We live in a culture that says , ‘If it feels good do it; if it doesn’t, don’t!’ ‘Do what makes you happy.’ Emotion rules and it cannot be controlled.
One negative experience and the accompanying emotions transform a peaceful day into torrential downpour of doubt, anxiety and frustration.
Untamed anger wields a sword-like tongue to slice loved ones into pieces.
Unbridled passion silences the voice of reason and integrity is abandoned in the street.
I confess I’ve let these servants-turned-dictators usurp the throne of my heart.
But they are being overthrown!
I am learning. Emotion is meant to be a gift. I think it is one of the things that distinguish us from the rest of creation.

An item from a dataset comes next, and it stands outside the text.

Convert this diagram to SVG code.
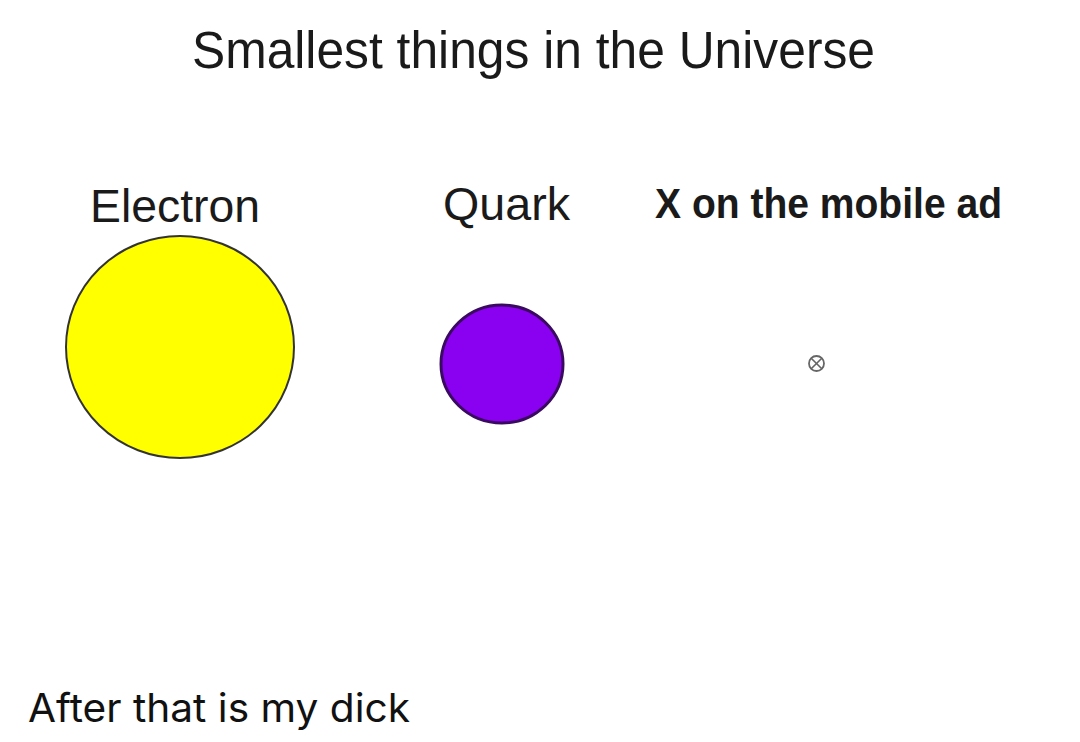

You see, God feels emotions. Joy. Anger. Compassion. Grief. Even Jealousy. Longing. However, God never to lets his emotions dictate his decision. You know what (or i should say Who) always rules? Well…He always rules. He is Truth. Love. Grace.
And so I am learning to weigh my emotions on the scale with Truth. I’m learning to see them through the eyes of Love with a tint of Grace.
And you know what? I get it wrong a lot. In fact, I found myself literally yelling a loved one the other day (yelling like a maniac at a rock concert). Frustration and anger and hurt… I let them take over. … So I stink at this some days.
But you know what else?
Some days, I get it right. These are the days I remember to ask for help. I slow down, put the emotions in their rightful place. When I start looking for Truth, asking to see things through Love and Grace I feel better. (Funny isn’t it–to feel better after applying truth to a feeling?) The anxiety decreases, the frustration diminishes.
I have a lot of work ahead. And I have to keep practicing. Honestly it takes courage to learn a new way to see the world and the Kingdom. (Whats that saying ‘old habits die hard’?)
But it’s worth it. Plus the real King doesn’t really like to share His throne. So if my emotions rule…he won’t rule my heart too. I’d rather have Him in charge of my heart. Wouldn’t you?
What about you? How do you reign in unruly emotions?